**Material:**

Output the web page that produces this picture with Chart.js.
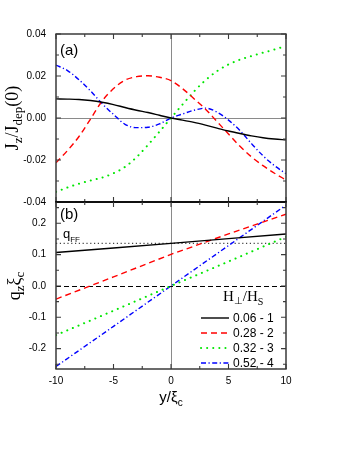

...

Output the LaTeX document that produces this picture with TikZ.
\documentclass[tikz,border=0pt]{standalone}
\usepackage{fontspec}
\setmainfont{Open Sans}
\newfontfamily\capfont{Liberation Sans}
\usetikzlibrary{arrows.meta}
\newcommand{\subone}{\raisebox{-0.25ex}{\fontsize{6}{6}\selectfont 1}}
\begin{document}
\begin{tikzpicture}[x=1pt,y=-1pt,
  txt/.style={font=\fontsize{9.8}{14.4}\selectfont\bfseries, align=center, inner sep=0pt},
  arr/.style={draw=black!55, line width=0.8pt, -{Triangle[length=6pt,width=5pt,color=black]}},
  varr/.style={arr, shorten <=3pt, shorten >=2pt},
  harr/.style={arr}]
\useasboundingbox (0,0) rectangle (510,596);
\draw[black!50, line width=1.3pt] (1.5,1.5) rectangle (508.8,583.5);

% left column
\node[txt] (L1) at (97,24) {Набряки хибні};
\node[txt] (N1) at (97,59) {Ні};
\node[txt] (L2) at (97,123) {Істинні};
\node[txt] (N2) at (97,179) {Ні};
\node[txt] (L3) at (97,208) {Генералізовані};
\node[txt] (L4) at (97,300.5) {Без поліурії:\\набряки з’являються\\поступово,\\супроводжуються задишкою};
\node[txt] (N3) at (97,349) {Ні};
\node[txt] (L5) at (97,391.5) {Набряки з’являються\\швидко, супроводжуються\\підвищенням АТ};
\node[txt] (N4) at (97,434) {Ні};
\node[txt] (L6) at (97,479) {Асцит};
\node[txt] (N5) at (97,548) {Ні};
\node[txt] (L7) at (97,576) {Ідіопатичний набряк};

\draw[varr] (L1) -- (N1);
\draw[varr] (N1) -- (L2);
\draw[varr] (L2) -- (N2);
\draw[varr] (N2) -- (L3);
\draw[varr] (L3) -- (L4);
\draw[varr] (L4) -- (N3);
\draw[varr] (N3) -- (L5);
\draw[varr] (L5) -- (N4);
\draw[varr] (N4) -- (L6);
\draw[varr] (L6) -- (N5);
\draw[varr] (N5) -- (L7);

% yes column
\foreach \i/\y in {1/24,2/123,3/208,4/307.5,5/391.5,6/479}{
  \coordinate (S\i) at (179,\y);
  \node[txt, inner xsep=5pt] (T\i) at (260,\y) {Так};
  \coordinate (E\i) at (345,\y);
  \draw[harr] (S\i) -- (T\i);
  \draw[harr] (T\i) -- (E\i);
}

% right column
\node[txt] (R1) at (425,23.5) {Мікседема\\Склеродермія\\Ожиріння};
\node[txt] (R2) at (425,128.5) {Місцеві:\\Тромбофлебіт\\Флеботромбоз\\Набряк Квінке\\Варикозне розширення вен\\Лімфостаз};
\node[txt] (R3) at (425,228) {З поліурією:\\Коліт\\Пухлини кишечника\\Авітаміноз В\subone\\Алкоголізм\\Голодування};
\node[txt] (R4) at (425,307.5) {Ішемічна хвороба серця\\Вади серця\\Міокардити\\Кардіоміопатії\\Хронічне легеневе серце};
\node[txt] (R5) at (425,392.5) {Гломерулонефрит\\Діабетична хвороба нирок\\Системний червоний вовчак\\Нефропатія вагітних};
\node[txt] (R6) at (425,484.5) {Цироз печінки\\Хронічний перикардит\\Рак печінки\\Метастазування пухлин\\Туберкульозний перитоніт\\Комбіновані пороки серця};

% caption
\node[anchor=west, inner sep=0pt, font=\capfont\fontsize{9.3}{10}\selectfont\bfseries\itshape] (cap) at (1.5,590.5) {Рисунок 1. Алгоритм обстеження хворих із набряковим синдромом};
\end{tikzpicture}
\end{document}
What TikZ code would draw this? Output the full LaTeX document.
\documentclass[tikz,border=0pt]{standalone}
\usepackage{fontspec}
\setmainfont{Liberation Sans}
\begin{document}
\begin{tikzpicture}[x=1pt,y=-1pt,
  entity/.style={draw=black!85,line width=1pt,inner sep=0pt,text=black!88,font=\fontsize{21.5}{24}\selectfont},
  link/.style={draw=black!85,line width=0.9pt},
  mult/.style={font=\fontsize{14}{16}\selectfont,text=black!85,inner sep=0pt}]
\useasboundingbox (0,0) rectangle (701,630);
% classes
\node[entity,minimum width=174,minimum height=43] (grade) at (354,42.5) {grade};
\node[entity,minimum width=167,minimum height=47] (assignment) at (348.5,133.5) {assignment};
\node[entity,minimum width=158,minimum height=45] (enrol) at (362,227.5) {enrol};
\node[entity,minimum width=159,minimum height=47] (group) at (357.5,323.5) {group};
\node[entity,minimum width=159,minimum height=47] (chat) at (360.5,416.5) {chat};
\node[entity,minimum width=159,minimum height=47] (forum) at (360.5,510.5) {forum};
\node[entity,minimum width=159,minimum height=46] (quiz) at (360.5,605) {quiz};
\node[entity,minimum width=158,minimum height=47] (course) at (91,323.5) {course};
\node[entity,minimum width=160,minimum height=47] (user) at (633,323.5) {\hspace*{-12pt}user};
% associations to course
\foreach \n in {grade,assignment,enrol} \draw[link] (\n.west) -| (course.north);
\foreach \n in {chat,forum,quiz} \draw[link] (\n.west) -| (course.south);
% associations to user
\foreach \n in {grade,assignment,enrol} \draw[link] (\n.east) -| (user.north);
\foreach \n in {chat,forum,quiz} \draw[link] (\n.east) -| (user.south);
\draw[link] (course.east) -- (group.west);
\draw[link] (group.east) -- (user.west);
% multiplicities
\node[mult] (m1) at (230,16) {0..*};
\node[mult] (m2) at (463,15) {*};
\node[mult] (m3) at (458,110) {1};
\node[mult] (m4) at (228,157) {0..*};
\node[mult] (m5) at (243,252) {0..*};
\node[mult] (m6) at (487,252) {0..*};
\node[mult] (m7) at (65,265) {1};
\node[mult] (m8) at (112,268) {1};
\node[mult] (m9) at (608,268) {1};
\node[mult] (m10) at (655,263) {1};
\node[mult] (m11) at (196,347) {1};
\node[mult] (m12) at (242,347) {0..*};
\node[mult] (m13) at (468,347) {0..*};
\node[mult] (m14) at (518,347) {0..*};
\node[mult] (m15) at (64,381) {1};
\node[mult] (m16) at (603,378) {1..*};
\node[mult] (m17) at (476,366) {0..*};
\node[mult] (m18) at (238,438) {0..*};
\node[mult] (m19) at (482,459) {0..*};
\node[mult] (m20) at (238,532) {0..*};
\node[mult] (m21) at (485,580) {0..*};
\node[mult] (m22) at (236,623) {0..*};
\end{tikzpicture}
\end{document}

**Exercise prompt:**
In the material above, show every line where the word "this" turns up.

**The solution:**
Output the web page that produces this picture with Chart.js.
Output the LaTeX document that produces this picture with TikZ.
What TikZ code would draw this? Output the full LaTeX document.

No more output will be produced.